Auch Grünen-Nationalrätin Irène Kälin will aus den Erfahrungen mit dem Schutzstatus S lernen. Dass viele Flüchtlinge privat untergebracht worden seien, habe sehr geholfen: Der Bund sei entlastet und die Integration beschleunigt worden. «Wir müssen das Positive des Status F und das Positive des Schutzstatus S nehmen.» Damit könne eine zukunftsfähige Lösung erarbeitet werden.
«Arena»: SVP-Fischer will Ukrainer je nach Heimatort zurückschicken
Als positiv beim Schutzstatus S sieht Kälin den sofortigen Zugang zum Arbeitsmarkt, trotzdem sind nur 14 Prozent der Ukrainer arbeitstätig. Es gebe ein grosses Potential, das die Schweiz nicht nutze, kritisiert Graf in der «Arena». Den Grund, weshalb Ukrainer nicht eingestellt würden, sieht er im Schutzstatus S. Man müsse anfangen, die Geflüchteten besser zu integrieren.
Kälin pflichtet bei, man müsse die Flüchtlinge für Arbeitgeber attraktiver machen. «Jetzt sollten Investitionen getätigt werden, weil wir nicht wissen, wie lange der Krieg noch geht.» Auch Marti kritisiert die Rückkehrorientierung des Schutzstatus S, davon würden viele Arbeitgeber abgeschreckt. Wenn Flüchtlinge Arbeitsstellen und Ausbildungen fänden, wäre dies auch «die beste Wiederaufbauhilfe».

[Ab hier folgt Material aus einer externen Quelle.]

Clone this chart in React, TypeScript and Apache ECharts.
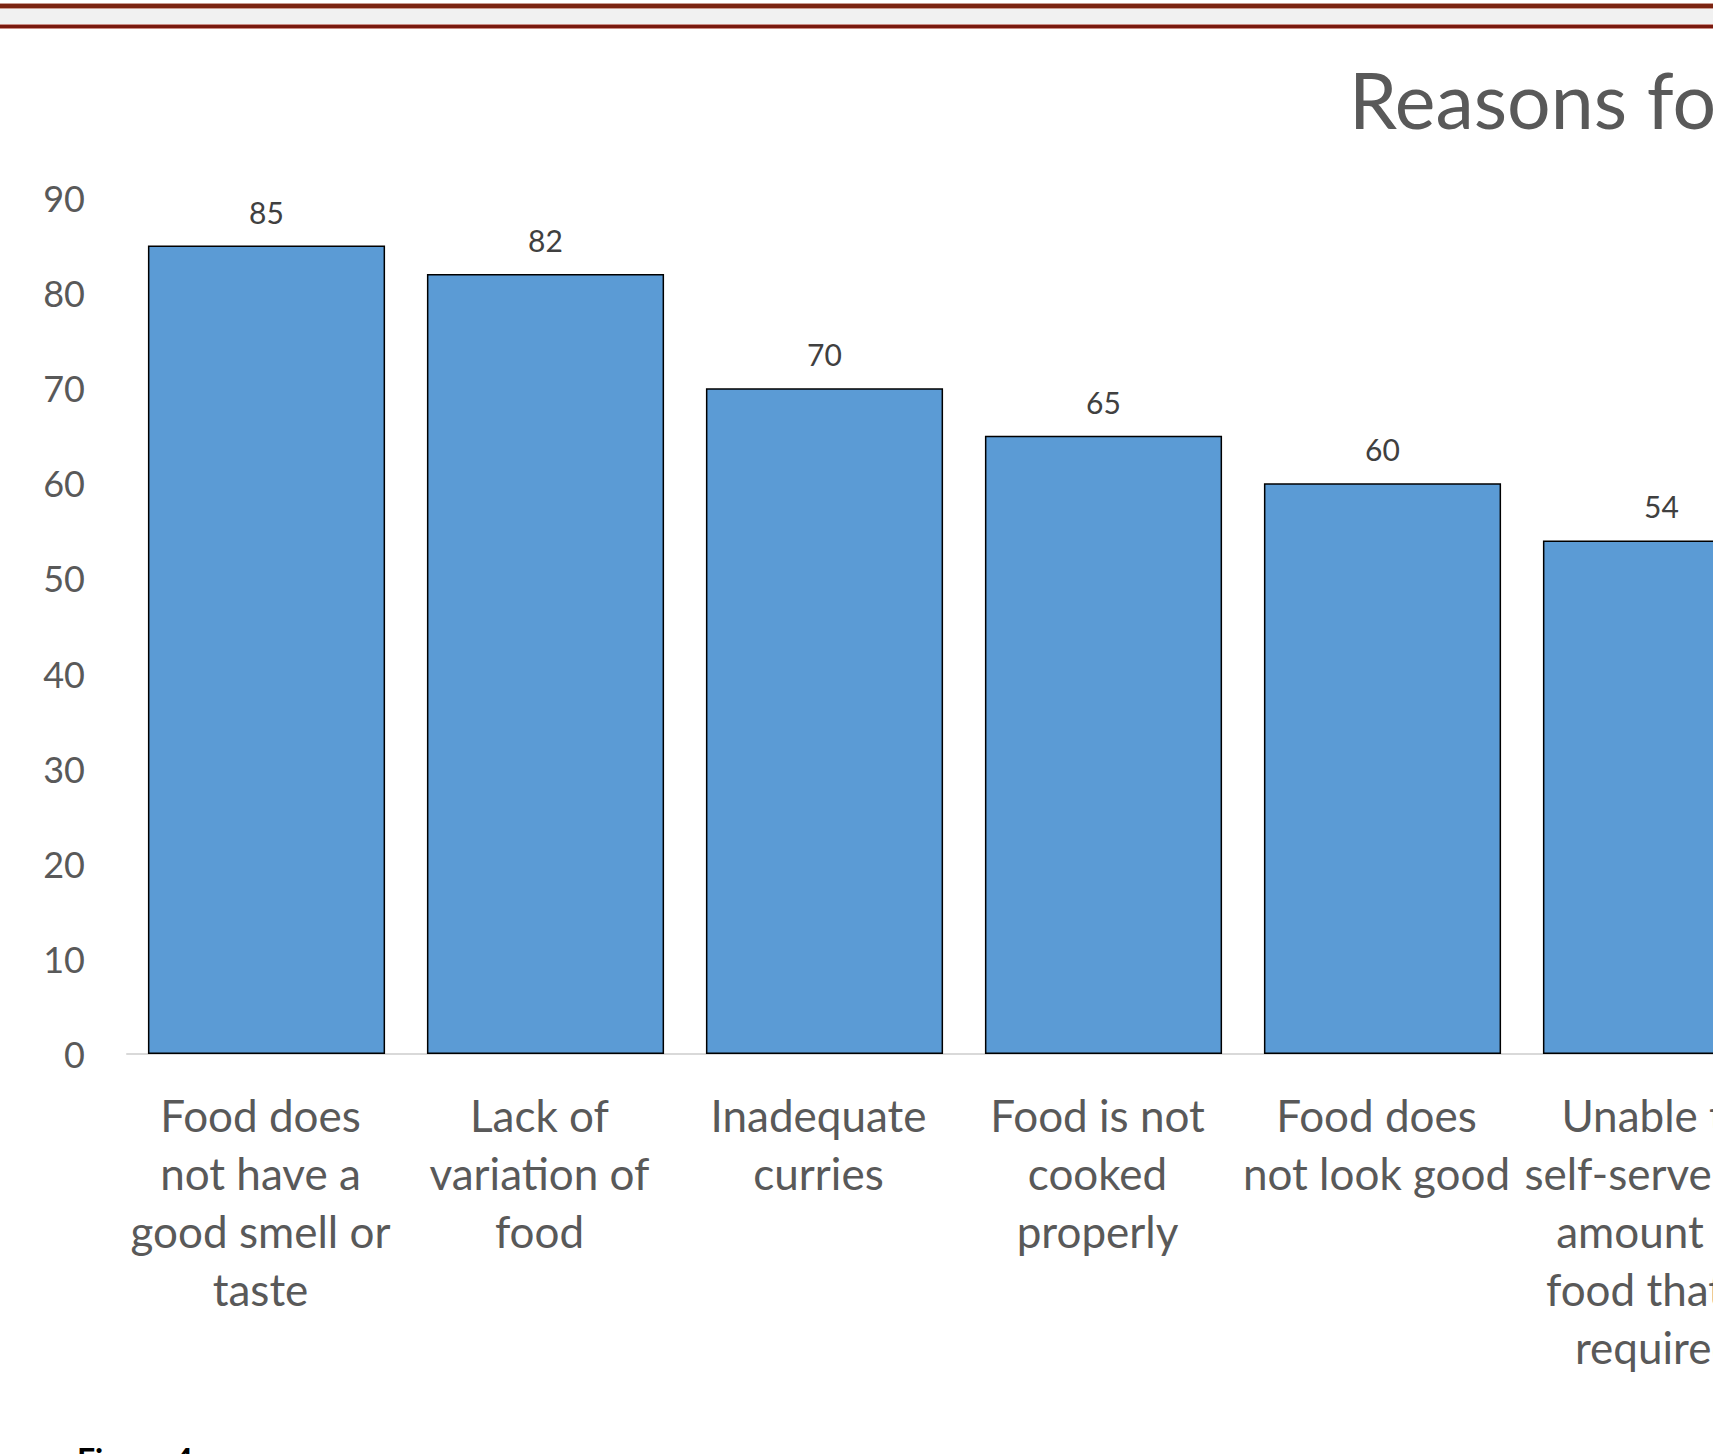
import React, { useEffect, useRef } from "react";
import * as echarts from "echarts";

const categories = [
  "Food does\nnot have a\ngood smell or\ntaste",
  "Lack of\nvariation of\nfood",
  "Inadequate\ncurries",
  "Food is not\ncooked\nproperly",
  "Food does\nnot look good",
  "Unable to\nself-serve the\namount of\nfood that is\nrequired",
];
const values = [85, 82, 70, 65, 60, 54];
const titleText = "Reasons for";
const captionText = "Figure 4";

export default function App() {
  const ref = useRef<HTMLDivElement>(null);
  useEffect(() => {
    document.body.style.margin = "0";
    document.body.style.overflow = "hidden";
    const chart = echarts.init(ref.current!, null, { renderer: "svg" });
    const font = "Lato, 'Open Sans', sans-serif";
    chart.setOption({
      animation: false,
      backgroundColor: "#ffffff",
      grid: {
        left: 127,
        top: 198,
        width: 279 * 6,
        bottom: 400,
        containLabel: false,
        outerBoundsMode: "none",
      },
      xAxis: {
        type: "category",
        data: categories,
        axisLine: { show: true, lineStyle: { color: "#d9d9d9", width: 2 } },
        axisTick: { show: false },
        axisLabel: {
          interval: 0,
          color: "#595959",
          fontFamily: font,
          fontSize: 44,
          lineHeight: 58,
          margin: 32,
          align: "center",
          padding: [0, 12, 0, 0],
        },
      },
      yAxis: {
        type: "value",
        min: 0,
        max: 90,
        interval: 10,
        axisLine: { show: false },
        axisTick: { show: false },
        splitLine: { show: false },
        axisLabel: {
          color: "#595959",
          fontFamily: font,
          fontSize: 36,
          margin: 42,
          padding: [0, 0, 4, 0],
        },
      },
      series: [
        {
          type: "bar",
          data: values,
          barCategoryGap: "15%",
          itemStyle: { color: "#5b9bd5", borderColor: "#000000", borderWidth: 1.5 },
          label: {
            show: true,
            position: "top",
            distance: 19,
            color: "#404040",
            fontFamily: font,
            fontSize: 30,
          },
        },
      ],
      graphic: [
        { type: "rect", shape: { x: 0, y: 3, width: 1713, height: 6 }, style: { fill: "#c99b90" }, silent: true },
        { type: "rect", shape: { x: 0, y: 4, width: 1713, height: 4 }, style: { fill: "#7b2411" }, silent: true },
        { type: "rect", shape: { x: 0, y: 9, width: 1713, height: 15 }, style: { fill: "#f1f1f1" }, silent: true },
        { type: "rect", shape: { x: 0, y: 24, width: 1713, height: 5 }, style: { fill: "#c98c84" }, silent: true },
        { type: "rect", shape: { x: 0, y: 25, width: 1713, height: 3 }, style: { fill: "#7a1a0e" }, silent: true },
        {
          type: "text",
          x: 1349,
          y: 99,
          style: {
            text: titleText,
            fill: "#595959",
            font: `77px ${font}`,
            align: "left",
            verticalAlign: "middle",
          },
        },
        {
          type: "text",
          x: 77,
          y: 1459,
          style: {
            text: captionText,
            fill: "#000000",
            font: `bold 32px ${font}`,
            align: "left",
            verticalAlign: "middle",
          },
        },
      ],
    });
    return () => chart.dispose();
  }, []);
  return <div ref={ref} style={{ width: 1713, height: 1454, overflow: "hidden" }} />;
}
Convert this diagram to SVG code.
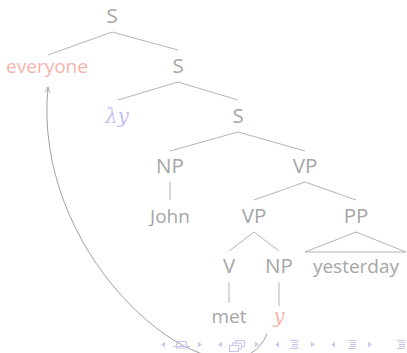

Auch Benjamin Fischer will «relativ schnell» aus dem Schutzstatus S raus. Dafür schlägt er eine gestaffelte Rückführung der Ukrainer je nach ihrem Heimatort vor. «Denn es ist nicht so, dass in der ganzen Ukraine Krieg herrscht», sagt er und erhält lauten Widerspruch. Kälin, die im April in der Ukraine war, weist in der «Arena» auf die erwartete russische Offensive zum Jahrestag hin.